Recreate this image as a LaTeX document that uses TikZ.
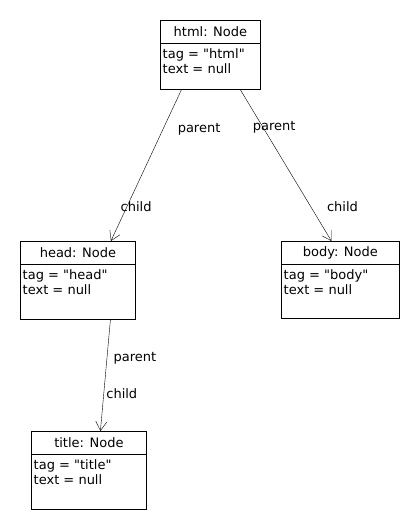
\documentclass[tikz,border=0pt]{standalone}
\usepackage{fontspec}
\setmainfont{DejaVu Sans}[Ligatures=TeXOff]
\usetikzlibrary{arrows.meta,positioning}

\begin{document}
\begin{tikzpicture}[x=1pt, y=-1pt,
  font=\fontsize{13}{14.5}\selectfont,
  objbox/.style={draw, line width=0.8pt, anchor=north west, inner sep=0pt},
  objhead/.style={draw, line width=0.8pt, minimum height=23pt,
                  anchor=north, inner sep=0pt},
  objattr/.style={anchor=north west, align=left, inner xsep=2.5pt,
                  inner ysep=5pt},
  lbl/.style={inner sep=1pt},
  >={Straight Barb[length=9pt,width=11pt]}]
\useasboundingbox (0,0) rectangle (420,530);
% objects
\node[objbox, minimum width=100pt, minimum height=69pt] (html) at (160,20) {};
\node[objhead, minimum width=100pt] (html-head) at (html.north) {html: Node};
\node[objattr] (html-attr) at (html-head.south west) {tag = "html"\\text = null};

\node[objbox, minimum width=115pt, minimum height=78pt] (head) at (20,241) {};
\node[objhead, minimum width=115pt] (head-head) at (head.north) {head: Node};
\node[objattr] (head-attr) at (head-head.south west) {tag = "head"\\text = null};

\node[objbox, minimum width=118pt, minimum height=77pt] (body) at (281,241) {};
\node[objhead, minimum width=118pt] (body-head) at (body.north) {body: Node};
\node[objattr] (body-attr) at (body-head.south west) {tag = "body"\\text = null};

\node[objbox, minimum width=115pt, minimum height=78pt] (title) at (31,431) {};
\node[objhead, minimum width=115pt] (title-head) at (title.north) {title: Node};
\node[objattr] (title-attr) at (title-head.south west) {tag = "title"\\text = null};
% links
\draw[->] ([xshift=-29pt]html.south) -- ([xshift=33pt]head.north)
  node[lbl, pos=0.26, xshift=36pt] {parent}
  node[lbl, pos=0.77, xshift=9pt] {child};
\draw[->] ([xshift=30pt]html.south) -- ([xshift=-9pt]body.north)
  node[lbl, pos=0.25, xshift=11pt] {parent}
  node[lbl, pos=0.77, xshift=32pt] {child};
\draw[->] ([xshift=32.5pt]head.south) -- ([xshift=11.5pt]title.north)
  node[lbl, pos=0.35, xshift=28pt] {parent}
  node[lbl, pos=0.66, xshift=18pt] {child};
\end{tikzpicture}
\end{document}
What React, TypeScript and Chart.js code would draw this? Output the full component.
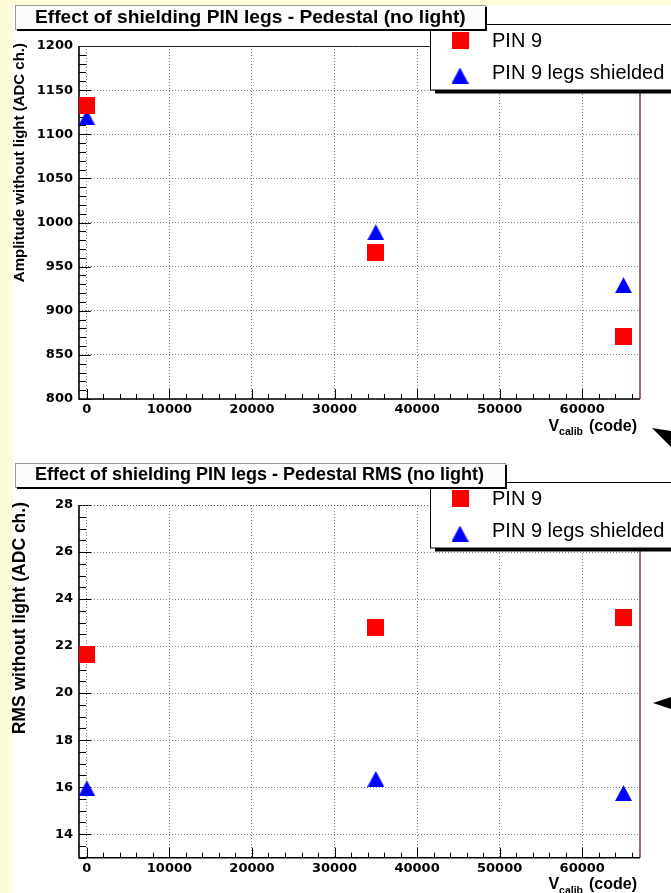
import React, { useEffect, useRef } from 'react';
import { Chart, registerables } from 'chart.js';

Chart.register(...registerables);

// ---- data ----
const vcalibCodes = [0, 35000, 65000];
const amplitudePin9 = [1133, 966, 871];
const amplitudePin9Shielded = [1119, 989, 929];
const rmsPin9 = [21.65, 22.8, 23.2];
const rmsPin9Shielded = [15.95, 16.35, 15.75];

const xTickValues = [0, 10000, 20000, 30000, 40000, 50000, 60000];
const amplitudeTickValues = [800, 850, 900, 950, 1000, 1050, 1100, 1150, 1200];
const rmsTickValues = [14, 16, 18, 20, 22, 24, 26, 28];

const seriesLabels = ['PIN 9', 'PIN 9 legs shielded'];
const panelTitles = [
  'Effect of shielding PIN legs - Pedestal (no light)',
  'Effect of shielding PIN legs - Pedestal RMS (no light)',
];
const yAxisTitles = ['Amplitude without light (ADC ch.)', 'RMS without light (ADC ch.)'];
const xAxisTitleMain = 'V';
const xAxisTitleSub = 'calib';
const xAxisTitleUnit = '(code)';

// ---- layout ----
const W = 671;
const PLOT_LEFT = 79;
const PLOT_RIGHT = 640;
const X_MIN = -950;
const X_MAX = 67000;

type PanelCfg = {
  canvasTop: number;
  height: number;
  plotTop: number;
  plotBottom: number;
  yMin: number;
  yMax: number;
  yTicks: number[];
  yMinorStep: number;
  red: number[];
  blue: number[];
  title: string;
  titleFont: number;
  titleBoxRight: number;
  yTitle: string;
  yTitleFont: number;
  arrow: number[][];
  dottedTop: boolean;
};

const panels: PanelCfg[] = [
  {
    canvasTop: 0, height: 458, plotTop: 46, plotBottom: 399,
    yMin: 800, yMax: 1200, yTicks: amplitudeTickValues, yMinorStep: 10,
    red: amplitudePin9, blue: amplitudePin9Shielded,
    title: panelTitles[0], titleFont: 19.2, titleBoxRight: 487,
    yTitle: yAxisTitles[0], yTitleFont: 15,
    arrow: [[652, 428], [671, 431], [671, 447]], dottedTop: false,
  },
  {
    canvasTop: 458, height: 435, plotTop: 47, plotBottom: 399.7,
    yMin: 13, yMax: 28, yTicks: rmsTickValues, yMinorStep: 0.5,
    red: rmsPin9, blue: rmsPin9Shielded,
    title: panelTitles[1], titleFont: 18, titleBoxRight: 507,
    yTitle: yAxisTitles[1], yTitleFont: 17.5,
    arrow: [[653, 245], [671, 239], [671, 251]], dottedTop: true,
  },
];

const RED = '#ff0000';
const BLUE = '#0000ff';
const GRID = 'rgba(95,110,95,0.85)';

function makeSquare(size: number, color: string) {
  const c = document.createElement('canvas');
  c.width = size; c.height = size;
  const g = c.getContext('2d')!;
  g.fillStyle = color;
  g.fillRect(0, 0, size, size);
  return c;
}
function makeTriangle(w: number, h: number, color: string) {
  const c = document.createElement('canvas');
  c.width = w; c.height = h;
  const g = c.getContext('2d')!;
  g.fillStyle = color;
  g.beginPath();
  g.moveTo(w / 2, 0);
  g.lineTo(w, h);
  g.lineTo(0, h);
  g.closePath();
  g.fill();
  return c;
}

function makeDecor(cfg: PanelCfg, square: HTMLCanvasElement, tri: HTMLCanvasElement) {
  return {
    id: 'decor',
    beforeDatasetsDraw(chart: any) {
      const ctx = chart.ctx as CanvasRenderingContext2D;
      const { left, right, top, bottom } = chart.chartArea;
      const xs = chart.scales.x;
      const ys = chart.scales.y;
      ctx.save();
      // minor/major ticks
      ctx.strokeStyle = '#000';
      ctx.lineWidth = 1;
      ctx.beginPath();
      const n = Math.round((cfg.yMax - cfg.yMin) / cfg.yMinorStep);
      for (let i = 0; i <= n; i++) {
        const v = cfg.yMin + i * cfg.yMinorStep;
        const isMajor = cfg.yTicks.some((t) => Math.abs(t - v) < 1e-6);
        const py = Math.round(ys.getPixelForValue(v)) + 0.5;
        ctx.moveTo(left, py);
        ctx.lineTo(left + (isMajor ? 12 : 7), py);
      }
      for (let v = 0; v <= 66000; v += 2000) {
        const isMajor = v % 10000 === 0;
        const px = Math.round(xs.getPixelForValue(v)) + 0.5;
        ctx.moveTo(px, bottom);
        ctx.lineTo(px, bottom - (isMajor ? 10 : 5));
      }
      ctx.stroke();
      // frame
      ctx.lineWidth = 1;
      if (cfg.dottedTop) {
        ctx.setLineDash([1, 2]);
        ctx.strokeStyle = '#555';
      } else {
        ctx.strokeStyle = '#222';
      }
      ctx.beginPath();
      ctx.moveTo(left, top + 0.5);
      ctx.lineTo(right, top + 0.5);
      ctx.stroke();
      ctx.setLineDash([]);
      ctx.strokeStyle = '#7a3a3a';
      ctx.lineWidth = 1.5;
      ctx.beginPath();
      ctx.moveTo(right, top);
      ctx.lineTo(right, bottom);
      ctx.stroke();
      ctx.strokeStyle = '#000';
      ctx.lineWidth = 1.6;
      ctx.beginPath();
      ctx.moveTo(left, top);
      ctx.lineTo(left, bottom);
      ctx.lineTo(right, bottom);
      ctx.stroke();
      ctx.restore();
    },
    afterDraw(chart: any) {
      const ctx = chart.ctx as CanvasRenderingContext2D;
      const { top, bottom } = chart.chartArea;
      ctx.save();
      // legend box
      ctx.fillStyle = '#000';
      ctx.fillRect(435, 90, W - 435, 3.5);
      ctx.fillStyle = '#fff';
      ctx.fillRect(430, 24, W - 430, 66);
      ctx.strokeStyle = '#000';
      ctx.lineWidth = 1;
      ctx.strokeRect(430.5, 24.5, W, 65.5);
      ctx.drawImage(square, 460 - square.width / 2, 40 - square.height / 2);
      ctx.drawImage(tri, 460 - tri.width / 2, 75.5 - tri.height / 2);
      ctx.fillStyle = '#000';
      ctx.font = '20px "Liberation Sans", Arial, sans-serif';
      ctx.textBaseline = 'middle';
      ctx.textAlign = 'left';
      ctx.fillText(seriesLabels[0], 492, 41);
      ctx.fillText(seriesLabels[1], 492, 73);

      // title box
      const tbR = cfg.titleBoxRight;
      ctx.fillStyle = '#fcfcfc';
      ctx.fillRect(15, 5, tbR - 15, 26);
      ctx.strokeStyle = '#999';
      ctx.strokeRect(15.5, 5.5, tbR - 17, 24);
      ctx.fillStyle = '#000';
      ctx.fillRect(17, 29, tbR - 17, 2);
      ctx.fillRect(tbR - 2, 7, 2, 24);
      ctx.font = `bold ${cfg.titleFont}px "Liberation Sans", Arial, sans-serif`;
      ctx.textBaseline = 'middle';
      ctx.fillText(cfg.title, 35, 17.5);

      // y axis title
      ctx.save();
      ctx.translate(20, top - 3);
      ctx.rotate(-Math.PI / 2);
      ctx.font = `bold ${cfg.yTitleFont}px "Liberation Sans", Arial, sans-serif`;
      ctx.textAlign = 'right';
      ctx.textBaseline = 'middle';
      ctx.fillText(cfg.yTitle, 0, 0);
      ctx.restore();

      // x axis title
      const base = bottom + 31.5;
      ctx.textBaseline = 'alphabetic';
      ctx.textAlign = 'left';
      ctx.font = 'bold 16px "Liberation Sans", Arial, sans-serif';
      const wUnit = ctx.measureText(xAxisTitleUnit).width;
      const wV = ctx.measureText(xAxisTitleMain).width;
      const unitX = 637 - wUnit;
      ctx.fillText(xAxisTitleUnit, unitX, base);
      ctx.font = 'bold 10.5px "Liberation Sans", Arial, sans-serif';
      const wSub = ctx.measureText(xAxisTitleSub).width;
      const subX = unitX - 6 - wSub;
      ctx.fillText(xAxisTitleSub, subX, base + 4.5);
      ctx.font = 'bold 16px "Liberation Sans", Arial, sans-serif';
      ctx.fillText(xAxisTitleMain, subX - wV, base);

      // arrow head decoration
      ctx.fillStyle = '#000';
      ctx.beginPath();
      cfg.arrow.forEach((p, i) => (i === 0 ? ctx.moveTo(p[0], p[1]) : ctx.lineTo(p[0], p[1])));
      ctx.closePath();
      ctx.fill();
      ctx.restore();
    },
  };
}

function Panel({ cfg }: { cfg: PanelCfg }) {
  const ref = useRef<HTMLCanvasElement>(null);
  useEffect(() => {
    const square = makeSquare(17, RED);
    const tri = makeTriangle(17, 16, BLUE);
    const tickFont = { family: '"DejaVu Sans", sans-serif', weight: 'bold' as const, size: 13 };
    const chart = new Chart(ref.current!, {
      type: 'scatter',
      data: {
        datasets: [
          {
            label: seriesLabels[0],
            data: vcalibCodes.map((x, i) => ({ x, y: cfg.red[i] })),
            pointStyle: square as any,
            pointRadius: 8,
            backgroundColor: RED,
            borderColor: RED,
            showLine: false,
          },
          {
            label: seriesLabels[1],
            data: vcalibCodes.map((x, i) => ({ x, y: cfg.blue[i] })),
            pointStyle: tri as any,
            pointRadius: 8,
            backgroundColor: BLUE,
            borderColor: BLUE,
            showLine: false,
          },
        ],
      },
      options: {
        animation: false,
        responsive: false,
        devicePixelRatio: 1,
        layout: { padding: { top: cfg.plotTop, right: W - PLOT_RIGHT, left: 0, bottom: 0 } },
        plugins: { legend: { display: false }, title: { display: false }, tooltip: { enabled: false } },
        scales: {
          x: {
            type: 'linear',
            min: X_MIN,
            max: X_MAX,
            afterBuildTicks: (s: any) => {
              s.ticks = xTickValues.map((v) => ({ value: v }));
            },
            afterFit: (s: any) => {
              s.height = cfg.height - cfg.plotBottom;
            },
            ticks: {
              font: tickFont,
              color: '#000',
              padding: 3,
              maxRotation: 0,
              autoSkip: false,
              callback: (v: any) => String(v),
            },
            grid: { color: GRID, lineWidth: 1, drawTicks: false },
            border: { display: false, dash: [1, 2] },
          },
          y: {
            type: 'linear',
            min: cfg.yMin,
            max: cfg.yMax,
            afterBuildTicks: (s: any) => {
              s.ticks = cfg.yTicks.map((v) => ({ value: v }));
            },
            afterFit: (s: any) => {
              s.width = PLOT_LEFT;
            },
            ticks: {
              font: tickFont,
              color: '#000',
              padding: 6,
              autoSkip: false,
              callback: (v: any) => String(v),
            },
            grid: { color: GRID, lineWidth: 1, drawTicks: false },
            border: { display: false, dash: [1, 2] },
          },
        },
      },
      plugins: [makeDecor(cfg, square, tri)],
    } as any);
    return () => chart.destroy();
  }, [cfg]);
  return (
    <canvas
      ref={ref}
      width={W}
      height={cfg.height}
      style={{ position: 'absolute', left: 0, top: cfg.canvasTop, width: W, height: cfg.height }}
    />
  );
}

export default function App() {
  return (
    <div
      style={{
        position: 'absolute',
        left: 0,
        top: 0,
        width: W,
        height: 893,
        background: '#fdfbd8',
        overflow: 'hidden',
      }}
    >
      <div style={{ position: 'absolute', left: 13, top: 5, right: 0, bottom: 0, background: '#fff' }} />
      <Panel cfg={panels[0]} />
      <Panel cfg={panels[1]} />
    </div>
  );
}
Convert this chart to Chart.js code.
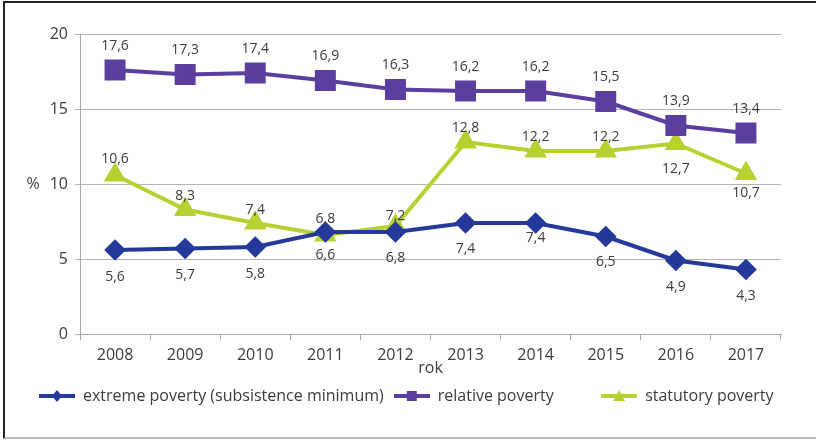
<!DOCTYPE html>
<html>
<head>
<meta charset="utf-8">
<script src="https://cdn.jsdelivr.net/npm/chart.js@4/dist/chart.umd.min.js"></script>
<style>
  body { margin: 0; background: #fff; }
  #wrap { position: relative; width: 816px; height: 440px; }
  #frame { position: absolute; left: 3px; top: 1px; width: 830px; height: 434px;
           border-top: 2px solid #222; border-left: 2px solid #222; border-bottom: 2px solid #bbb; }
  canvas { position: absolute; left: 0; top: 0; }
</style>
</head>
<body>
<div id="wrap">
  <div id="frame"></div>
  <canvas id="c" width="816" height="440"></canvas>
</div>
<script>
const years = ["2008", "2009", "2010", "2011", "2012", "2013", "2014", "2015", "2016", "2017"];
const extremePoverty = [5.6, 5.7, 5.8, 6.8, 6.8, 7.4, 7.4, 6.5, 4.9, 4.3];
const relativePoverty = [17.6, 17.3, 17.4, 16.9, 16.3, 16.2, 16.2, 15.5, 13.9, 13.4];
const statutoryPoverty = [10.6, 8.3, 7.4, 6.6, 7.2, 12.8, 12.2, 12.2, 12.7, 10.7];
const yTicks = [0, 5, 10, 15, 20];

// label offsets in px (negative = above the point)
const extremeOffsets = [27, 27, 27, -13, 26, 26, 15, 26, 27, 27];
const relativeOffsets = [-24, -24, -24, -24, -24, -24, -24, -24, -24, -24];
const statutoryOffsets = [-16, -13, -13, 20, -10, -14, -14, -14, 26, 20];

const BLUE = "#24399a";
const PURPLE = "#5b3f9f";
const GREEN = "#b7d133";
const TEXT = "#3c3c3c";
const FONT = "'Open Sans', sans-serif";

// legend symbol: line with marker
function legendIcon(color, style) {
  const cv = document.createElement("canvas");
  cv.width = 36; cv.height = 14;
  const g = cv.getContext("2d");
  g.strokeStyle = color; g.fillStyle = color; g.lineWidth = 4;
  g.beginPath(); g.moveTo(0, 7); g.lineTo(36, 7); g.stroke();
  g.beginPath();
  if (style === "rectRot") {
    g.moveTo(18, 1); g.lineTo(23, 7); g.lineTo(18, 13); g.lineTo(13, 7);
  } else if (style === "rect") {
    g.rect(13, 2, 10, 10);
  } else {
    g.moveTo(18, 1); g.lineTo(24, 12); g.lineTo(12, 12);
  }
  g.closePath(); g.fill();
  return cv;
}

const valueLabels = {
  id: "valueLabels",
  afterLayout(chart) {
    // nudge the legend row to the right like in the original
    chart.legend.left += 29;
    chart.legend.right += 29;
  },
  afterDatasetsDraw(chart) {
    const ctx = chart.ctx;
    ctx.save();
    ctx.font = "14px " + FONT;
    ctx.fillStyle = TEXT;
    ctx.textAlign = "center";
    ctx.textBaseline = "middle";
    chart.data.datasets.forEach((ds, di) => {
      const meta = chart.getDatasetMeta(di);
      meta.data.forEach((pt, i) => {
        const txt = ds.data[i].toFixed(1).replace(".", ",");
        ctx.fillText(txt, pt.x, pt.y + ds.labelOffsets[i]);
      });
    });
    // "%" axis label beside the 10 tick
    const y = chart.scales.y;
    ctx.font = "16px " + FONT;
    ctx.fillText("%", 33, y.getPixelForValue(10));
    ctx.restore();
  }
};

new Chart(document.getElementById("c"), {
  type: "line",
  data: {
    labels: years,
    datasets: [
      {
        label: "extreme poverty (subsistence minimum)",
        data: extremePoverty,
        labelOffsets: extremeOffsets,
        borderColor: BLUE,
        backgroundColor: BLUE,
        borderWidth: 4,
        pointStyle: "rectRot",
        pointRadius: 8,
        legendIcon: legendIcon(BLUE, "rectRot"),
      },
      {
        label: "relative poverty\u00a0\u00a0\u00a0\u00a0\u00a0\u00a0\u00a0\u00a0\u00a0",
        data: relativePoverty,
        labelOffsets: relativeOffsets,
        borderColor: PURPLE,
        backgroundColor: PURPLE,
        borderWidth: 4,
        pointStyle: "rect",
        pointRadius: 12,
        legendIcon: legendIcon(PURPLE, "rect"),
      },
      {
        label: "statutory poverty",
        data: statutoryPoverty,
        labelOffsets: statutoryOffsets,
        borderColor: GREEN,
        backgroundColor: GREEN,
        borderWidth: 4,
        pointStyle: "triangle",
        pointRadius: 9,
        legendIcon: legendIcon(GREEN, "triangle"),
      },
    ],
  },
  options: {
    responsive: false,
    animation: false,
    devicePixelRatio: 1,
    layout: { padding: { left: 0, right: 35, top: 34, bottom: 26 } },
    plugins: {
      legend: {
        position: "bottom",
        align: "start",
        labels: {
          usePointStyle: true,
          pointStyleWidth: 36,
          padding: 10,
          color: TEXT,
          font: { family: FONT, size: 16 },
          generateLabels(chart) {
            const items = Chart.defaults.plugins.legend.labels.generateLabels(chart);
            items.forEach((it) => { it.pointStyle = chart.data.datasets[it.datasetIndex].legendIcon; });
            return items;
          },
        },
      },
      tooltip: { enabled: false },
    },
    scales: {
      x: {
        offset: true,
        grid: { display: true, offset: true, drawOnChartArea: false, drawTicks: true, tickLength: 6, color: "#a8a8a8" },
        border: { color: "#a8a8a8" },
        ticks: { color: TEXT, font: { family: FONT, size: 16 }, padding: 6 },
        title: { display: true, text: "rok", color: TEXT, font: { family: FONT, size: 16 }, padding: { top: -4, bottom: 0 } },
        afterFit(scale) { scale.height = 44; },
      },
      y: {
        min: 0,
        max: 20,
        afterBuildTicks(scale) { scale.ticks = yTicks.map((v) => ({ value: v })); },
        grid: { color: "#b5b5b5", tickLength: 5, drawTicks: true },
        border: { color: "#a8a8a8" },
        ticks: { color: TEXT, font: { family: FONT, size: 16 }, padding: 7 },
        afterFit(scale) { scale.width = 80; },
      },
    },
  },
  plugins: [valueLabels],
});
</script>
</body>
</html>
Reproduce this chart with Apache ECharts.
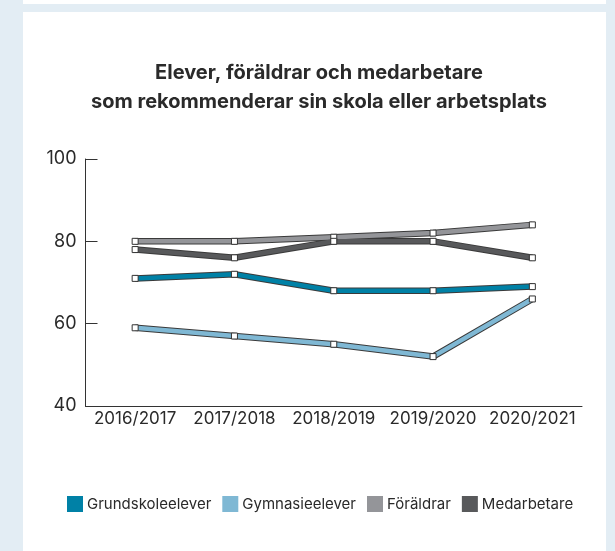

_____

What to produce ▸ Tally up the lines in the records containing the word "React", then give the count and nothing else.

Full response ▸ 2